Q: I seem to be the only person who feels that this construction requires a comma after “Delmonico” to offset the appositional phrase: “The oldest resident of the nursing home, Delmonico is given to reciting bawdy limericks.” Thanks for any light you can shed.

A: Grammatically, as you know, “apposite” means equivalent (not to be confused with “opposite”), and an appositive is the explanatory equivalent of a noun or noun phrase previously mentioned.

In the sentence you cite, the appositive “Delmonico” helps identify the noun phrase “the oldest resident of the nursing home.”

An appositive, as we wrote in a 2013 post, is sometimes surrounded by commas and sometimes not.

The appositive is set off between two commas only if it’s not essential—that is, if it could be deleted without losing the point of the sentence. If it’s essential and couldn’t be dropped, it isn’t followed by a comma.

In your example, the point of the sentence is that Delmonico, the real subject, likes to spout racy limericks.
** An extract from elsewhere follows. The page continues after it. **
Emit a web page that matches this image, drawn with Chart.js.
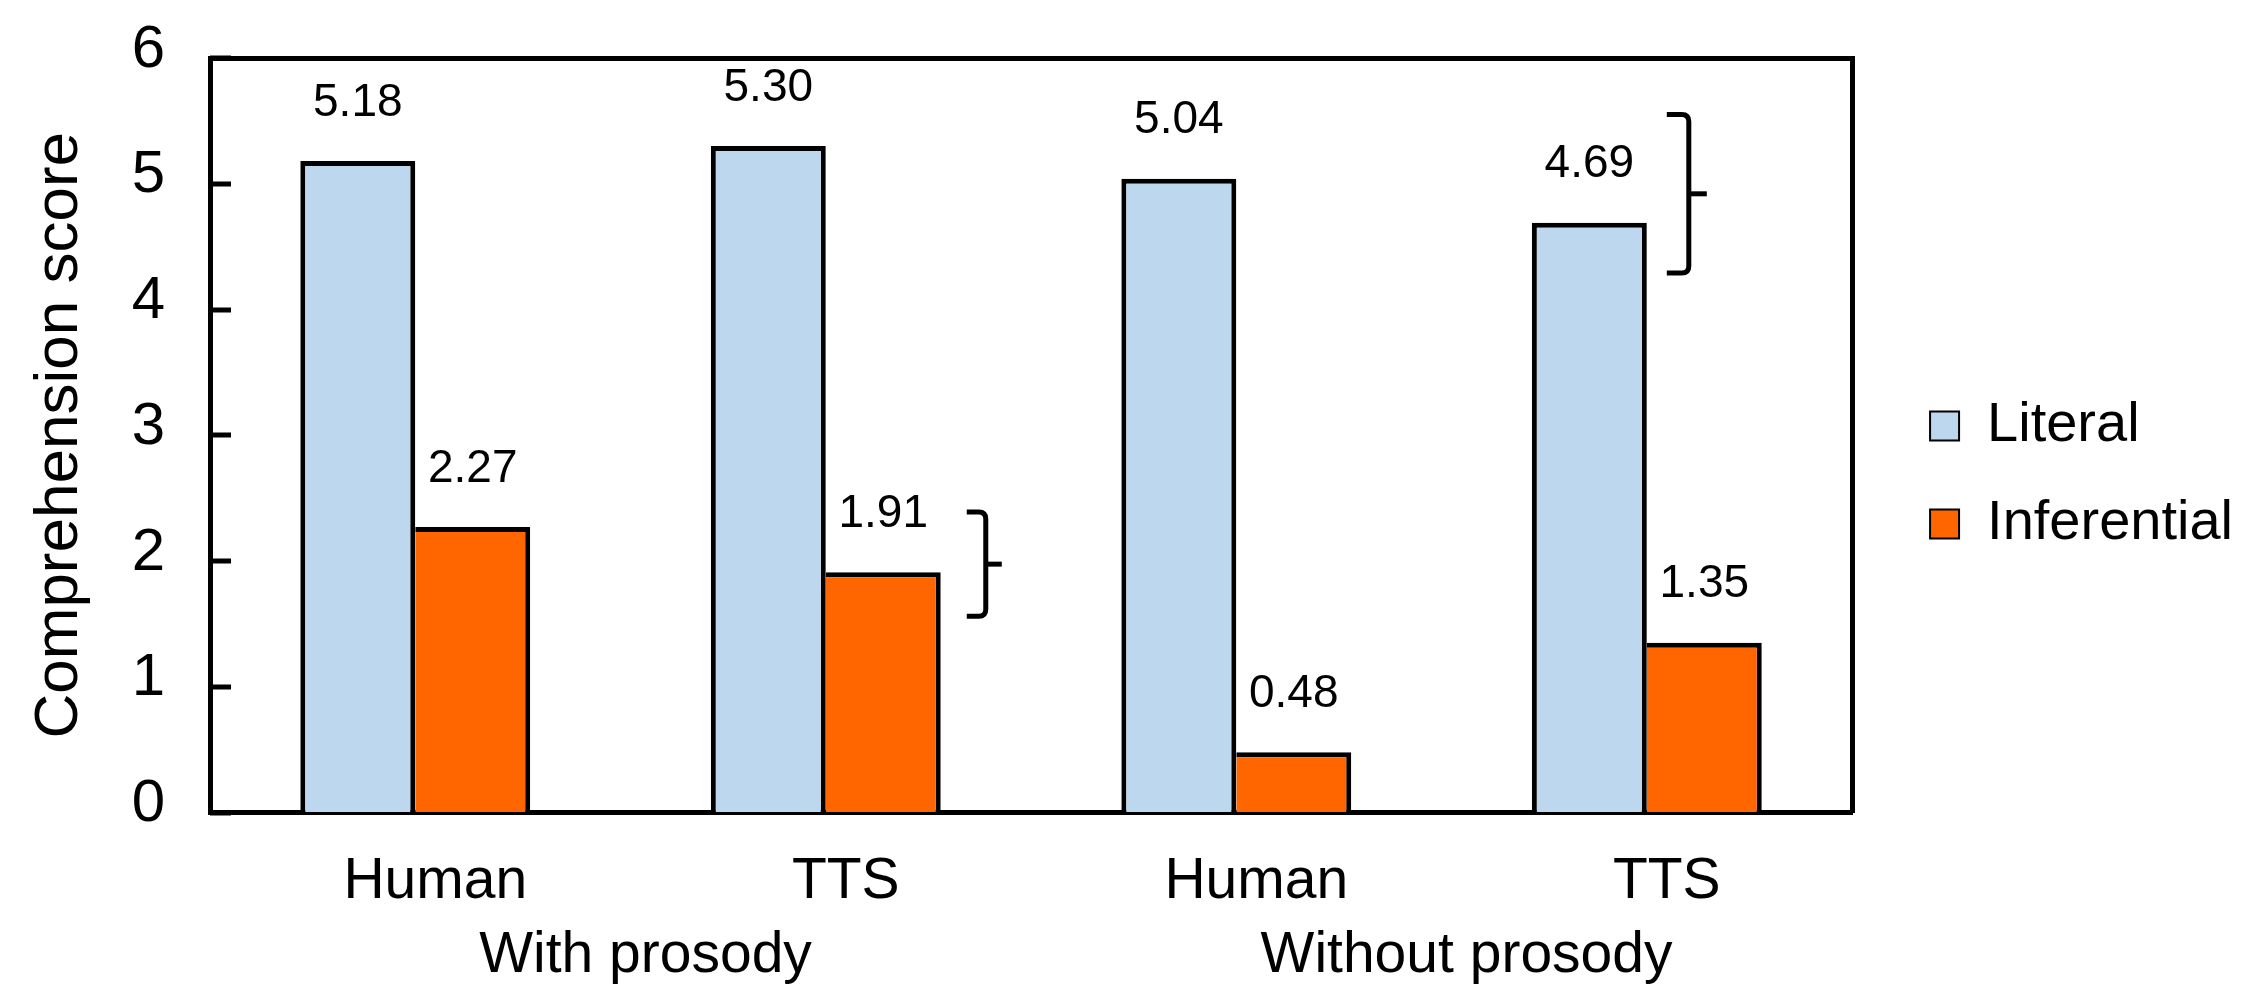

The introductory phrase merely adds information about Delmonico.

The point of the sentence would be lost if we dropped “Delmonico,” so the appositive here isn’t followed by a comma.
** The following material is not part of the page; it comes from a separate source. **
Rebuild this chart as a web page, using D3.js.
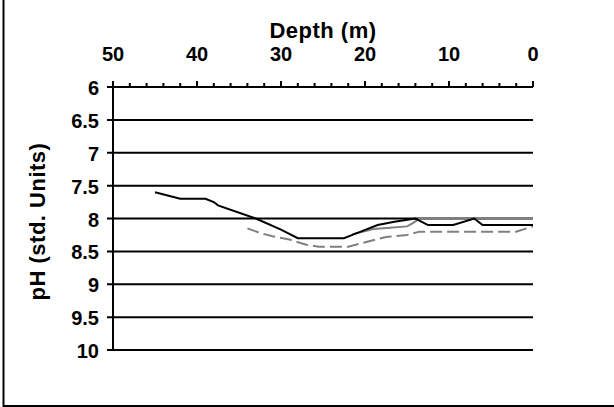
<!DOCTYPE html>
<html>
<head>
<meta charset="utf-8">
<script src="https://cdn.jsdelivr.net/npm/d3@7"></script>
<style>
  body { margin: 0; background: #fff; }
  svg { display: block; font-family: 'Liberation Sans', Arial, sans-serif; font-weight: bold; }
</style>
</head>
<body>
<div id="chart"></div>
<script>
// pH readings against depth
const blackDepth = [45, 42, 39, 38, 37.5, 33, 30, 28, 22.5, 21.5, 20.5, 18.5, 16.5, 14, 12.5, 9.5, 7, 6, 0]
const blackPH = [7.6, 7.7, 7.7, 7.75, 7.8, 8.0, 8.17, 8.3, 8.3, 8.25, 8.2, 8.1, 8.05, 8.0, 8.1, 8.1, 8.0, 8.1, 8.1]

const greyDepth = [21.5, 19, 17, 15, 14.3, 13.5, 0]
const greyPH = [8.24, 8.16, 8.14, 8.12, 8.07, 8.0, 8.0]

const dashDepth = [34, 32.5, 31, 29, 27, 25.5, 22, 20.5, 17.5, 15, 13.5, 2, 0]
const dashPH = [8.15, 8.22, 8.27, 8.32, 8.4, 8.43, 8.43, 8.38, 8.28, 8.25, 8.2, 8.2, 8.12]

const depthTicks = [50, 40, 30, 20, 10, 0]
const phTicks = [6, 6.5, 7, 7.5, 8, 8.5, 9, 9.5, 10]

const width = 614
const height = 407
const plot = { left: 113, right: 533, top: 87, bottom: 350 }

let x = d3.scaleLinear().domain([50, 0]).range([plot.left, plot.right])
let y = d3.scaleLinear().domain([6, 10]).range([plot.top, plot.bottom])

const svg = d3.select('#chart').append('svg')
    .attr('width', width)
    .attr('height', height)

// outer frame (only left and bottom edges show)
svg.append('rect')
    .attr('x', 3.5)
    .attr('y', -10)
    .attr('width', 700)
    .attr('height', 416)
    .style('fill', 'none')
    .style('stroke', '#000')
    .style('stroke-width', 2)

// horizontal grid lines + left ticks
svg.append('g')
    .selectAll('line')
    .data(phTicks)
    .enter().append('line')
    .attr('x1', plot.left - 6)
    .attr('x2', plot.right)
    .attr('y1', d => y(d))
    .attr('y2', d => y(d))
    .style('stroke', '#000')
    .style('stroke-width', 2)

// y axis line
svg.append('line')
    .attr('x1', plot.left)
    .attr('x2', plot.left)
    .attr('y1', plot.top)
    .attr('y2', plot.bottom)
    .style('stroke', '#000')
    .style('stroke-width', 2)

// top axis ticks (minor every 2 m, major every 10 m)
svg.append('g')
    .selectAll('line')
    .data(d3.range(0, 51, 2).concat(depthTicks))
    .enter().append('line')
    .attr('x1', d => x(d))
    .attr('x2', d => x(d))
    .attr('y1', plot.top)
    .attr('y2', d => plot.top - (d % 10 === 0 ? 6 : 4))
    .style('stroke', '#000')
    .style('stroke-width', 2)

svg.append('g')
    .selectAll('text')
    .data(depthTicks)
    .enter().append('text')
    .attr('x', d => x(d))
    .attr('y', 61)
    .attr('text-anchor', 'middle')
    .style('font-size', '20px')
    .text(d => d)

svg.append('g')
    .selectAll('text')
    .data(phTicks)
    .enter().append('text')
    .attr('x', 99)
    .attr('y', d => y(d) + 8)
    .attr('text-anchor', 'end')
    .style('font-size', '20px')
    .text(d => d)

svg.append('text')
    .attr('x', 323)
    .attr('y', 38)
    .attr('text-anchor', 'middle')
    .style('font-size', '22px')
    .style('letter-spacing', '0.5px')
    .text('Depth (m)')

svg.append('text')
    .attr('transform', 'translate(45,' + ((plot.top + plot.bottom) / 2 + 3) + ') rotate(-90)')
    .attr('text-anchor', 'middle')
    .style('font-size', '22px')
    .style('letter-spacing', '0.5px')
    .text('pH (std. Units)')

let line = d3.line()
    .x(d => x(d[0]))
    .y(d => y(d[1]))

let series = [
    { pts: d3.zip(dashDepth, dashPH), colour: '#808080', dash: '12,5' },
    { pts: d3.zip(greyDepth, greyPH), colour: '#808080', dash: null },
    { pts: d3.zip(blackDepth, blackPH), colour: '#000', dash: null }
]

svg.append('g')
    .selectAll('path')
    .data(series)
    .enter().append('path')
    .attr('d', d => line(d.pts))
    .style('fill', 'none')
    .style('stroke', d => d.colour)
    .style('stroke-width', 2)
    .style('stroke-dasharray', d => d.dash)
</script>
</body>
</html>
If we rewrite the sentence and make “Delmonico” the introductory element, then the nonessential stuff that follows becomes the appositive and is surrounded by commas:

“Delmonico, a long-term resident of the nursing home, is given to reciting bawdy limericks.”

In short, put commas around an appositive that’s dispensable—one that could be dropped without losing the point of the sentence.  But don’t put commas around one that’s essential to the point.

By the way, an appositive is usually found right after its equivalent, but that isn’t always the case.

The Cambridge Grammar of the English Language gives this example of an appositive that’s separated from its “anchor,” or original noun phrase: “I met a friend of yours at the party last night—Emma Carlisle.”

Here are some additional examples that may help illustrate the use of appositives and commas:

● “My youngest son, a whiz in shop class, is handy with a hammer and nails.” The appositive (“a whiz in shop class”) can be deleted without losing the point of the sentence. Arrange it differently, and you can drop the second comma: “A whiz in shop class, my youngest son is handy with a hammer and nails.”

“A trim athlete, my sister tries to watch what she eats.” The introductory phrase adds information, but it’s not essential. The appositive “my sister” is essential—it’s the whole point of the sentence. So it’s restrictive and should not be followed by a comma.

You sometimes see this construction in cases where a name has already been mentioned and it’s replaced by a pronoun as an appositive.

Consider this passage: “Delmonico is a born comic. A long-term resident of the nursing home, he’s given to reciting bawdy limericks.”